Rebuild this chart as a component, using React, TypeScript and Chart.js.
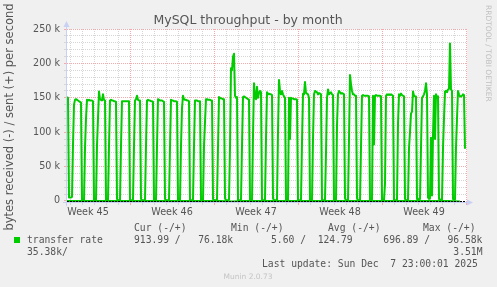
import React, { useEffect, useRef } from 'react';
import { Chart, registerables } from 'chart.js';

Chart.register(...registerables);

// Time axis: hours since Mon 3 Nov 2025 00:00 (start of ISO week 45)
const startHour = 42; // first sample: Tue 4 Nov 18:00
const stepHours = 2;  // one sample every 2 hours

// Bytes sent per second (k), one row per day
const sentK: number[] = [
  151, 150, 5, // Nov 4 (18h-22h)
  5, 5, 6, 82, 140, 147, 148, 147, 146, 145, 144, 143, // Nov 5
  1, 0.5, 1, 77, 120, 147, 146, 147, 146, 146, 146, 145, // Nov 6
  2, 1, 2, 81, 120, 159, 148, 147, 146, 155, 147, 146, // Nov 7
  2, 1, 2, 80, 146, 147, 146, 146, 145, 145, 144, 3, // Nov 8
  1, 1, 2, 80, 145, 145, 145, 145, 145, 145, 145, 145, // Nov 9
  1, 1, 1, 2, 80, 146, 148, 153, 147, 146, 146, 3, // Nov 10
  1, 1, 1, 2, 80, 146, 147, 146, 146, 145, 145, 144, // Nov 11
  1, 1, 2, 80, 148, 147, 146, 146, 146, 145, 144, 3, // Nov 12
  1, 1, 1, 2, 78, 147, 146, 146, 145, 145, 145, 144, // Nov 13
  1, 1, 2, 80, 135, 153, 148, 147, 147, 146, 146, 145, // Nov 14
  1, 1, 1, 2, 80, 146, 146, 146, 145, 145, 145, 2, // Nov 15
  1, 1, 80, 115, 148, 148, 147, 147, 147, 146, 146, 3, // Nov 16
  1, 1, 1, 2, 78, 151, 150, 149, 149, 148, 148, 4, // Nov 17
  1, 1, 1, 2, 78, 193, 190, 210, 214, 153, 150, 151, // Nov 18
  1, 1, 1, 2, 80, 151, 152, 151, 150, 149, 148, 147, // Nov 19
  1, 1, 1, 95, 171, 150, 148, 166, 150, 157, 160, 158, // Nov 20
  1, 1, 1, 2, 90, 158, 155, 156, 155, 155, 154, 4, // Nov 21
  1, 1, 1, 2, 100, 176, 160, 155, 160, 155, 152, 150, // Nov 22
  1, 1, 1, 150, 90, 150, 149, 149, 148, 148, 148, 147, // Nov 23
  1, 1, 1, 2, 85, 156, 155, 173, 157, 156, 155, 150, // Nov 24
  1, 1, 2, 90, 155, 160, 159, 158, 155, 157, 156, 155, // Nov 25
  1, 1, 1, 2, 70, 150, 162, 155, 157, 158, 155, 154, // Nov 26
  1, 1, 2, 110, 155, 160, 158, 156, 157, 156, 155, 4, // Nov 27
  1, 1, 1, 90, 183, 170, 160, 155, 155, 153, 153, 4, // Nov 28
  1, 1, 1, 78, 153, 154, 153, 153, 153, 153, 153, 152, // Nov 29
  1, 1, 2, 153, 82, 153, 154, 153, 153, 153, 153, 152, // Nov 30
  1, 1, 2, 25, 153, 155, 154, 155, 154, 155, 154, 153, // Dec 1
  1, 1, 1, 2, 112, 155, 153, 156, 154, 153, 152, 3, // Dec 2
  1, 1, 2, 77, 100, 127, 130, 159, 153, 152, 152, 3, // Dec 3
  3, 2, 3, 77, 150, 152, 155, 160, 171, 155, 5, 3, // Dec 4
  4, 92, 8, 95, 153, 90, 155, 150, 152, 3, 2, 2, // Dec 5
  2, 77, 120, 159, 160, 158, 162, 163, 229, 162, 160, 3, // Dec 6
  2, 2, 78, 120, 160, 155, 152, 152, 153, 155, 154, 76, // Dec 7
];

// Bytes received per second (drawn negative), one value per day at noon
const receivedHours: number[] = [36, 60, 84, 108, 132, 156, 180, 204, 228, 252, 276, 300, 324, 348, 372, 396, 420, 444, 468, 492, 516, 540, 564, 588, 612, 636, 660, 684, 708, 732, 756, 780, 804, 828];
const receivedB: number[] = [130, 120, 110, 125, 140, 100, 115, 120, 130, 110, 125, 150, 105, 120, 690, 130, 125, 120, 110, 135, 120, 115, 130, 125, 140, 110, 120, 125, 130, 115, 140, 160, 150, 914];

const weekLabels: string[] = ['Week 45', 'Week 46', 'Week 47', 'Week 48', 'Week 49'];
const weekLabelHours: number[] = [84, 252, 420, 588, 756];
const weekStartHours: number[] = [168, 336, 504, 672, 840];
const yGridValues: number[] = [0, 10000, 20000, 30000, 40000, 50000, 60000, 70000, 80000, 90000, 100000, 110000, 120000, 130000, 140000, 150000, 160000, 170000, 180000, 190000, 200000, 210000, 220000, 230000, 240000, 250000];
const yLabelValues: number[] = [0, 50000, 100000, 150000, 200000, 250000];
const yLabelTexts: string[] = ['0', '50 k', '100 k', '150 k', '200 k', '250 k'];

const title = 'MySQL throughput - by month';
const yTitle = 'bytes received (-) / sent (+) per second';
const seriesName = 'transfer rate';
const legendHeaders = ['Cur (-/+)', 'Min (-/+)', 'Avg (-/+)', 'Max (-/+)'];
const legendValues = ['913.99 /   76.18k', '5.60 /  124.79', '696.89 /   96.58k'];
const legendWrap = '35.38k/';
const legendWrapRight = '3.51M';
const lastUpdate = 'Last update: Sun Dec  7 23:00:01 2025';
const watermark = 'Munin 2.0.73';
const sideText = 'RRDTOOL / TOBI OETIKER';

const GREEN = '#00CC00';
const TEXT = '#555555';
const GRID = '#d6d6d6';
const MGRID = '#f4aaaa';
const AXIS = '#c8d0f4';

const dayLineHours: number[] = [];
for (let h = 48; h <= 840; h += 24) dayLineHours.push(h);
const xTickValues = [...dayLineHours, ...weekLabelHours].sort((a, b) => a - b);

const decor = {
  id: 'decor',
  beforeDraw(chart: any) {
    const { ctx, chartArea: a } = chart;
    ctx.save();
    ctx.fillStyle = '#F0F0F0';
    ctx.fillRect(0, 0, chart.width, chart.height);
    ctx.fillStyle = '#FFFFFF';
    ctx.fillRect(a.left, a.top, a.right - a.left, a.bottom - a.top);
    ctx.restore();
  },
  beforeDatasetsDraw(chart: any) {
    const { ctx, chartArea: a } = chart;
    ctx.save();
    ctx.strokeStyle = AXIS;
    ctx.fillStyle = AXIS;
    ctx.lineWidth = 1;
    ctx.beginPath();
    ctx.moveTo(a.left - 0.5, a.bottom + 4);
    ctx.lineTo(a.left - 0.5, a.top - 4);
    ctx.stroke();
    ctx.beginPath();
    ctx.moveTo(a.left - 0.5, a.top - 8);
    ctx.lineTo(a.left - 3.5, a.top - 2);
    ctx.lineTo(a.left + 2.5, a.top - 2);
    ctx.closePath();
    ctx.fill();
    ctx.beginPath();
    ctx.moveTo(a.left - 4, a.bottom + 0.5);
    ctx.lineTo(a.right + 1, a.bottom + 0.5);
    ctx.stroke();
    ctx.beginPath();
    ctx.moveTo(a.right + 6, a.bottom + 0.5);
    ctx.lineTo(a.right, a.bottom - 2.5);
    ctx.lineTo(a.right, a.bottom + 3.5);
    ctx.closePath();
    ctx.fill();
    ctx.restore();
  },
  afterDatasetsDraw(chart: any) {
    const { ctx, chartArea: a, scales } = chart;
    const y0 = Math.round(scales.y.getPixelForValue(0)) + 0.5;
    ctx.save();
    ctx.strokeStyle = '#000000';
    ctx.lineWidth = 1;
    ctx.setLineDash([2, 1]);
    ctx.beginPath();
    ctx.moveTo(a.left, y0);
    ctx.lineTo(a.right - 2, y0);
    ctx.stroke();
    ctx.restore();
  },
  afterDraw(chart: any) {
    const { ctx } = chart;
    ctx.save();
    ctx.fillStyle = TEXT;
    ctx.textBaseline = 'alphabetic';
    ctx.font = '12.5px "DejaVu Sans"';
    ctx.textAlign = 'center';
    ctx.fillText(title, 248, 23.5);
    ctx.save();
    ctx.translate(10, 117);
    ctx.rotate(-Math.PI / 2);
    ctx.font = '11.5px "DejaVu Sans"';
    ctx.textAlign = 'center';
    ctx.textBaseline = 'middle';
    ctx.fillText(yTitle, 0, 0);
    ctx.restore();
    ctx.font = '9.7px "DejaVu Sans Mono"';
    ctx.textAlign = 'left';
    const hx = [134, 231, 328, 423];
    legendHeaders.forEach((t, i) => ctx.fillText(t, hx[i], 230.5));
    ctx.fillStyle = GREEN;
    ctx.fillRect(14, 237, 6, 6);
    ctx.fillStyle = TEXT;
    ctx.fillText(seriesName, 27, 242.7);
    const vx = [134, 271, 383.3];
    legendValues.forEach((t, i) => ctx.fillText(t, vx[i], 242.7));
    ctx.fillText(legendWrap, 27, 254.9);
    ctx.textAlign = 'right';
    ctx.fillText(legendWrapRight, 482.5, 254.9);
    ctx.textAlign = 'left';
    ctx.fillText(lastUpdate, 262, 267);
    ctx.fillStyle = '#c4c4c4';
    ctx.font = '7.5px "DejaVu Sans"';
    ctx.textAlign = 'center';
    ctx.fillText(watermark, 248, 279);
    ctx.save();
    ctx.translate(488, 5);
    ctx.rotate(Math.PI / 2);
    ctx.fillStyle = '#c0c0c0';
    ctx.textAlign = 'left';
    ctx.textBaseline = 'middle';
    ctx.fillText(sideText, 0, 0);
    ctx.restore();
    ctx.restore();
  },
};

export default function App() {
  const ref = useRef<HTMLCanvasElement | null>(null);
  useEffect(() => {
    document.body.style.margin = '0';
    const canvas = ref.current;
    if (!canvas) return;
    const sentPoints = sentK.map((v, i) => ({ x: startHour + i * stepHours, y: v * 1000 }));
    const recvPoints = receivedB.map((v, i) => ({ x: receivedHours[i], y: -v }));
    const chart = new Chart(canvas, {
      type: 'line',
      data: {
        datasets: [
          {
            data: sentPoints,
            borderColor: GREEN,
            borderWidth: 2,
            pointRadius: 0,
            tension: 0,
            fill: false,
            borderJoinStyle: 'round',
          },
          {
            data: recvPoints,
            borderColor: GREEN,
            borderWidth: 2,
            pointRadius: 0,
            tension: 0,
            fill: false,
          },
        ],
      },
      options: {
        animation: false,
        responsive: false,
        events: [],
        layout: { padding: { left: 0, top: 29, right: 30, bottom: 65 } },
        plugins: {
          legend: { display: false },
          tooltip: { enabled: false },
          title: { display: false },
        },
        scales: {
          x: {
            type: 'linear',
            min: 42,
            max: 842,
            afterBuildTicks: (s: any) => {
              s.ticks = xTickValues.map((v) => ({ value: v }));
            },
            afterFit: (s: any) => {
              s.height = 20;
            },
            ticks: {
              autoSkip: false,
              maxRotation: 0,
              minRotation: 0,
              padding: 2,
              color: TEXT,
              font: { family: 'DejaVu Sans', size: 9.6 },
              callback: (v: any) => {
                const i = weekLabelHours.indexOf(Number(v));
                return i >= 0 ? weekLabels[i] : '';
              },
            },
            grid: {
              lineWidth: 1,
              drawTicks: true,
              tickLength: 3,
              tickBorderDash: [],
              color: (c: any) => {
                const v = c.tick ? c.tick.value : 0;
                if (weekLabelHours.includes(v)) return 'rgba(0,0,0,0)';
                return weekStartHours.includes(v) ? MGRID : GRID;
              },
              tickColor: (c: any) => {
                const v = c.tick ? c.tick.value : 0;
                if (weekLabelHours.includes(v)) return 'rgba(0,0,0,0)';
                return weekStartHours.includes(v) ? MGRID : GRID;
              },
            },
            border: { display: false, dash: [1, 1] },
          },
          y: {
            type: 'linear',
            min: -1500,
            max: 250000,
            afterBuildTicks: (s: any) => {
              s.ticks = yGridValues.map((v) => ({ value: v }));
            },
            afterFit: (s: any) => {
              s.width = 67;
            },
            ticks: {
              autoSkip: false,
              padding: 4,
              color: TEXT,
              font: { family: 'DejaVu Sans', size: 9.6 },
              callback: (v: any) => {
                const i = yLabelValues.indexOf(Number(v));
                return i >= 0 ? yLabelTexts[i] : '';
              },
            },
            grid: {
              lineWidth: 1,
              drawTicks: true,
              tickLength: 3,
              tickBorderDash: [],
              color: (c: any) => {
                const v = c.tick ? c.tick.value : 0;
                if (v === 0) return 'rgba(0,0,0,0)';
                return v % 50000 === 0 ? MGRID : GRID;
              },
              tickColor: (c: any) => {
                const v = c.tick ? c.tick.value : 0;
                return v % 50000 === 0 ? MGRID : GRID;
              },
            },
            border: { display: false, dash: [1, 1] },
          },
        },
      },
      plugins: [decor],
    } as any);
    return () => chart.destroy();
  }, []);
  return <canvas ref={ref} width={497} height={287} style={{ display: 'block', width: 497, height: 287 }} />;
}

▶ **Instructions to follow**
Skip the pictures and restate exactly the lines from the beginning of the listing to the line with "Chart.register(...registerables);", that line included.

▶ **Task solution**
Rebuild this chart as a component, using React, TypeScript and Chart.js.
import React, { useEffect, useRef } from 'react';
import { Chart, registerables } from 'chart.js';

Chart.register(...registerables);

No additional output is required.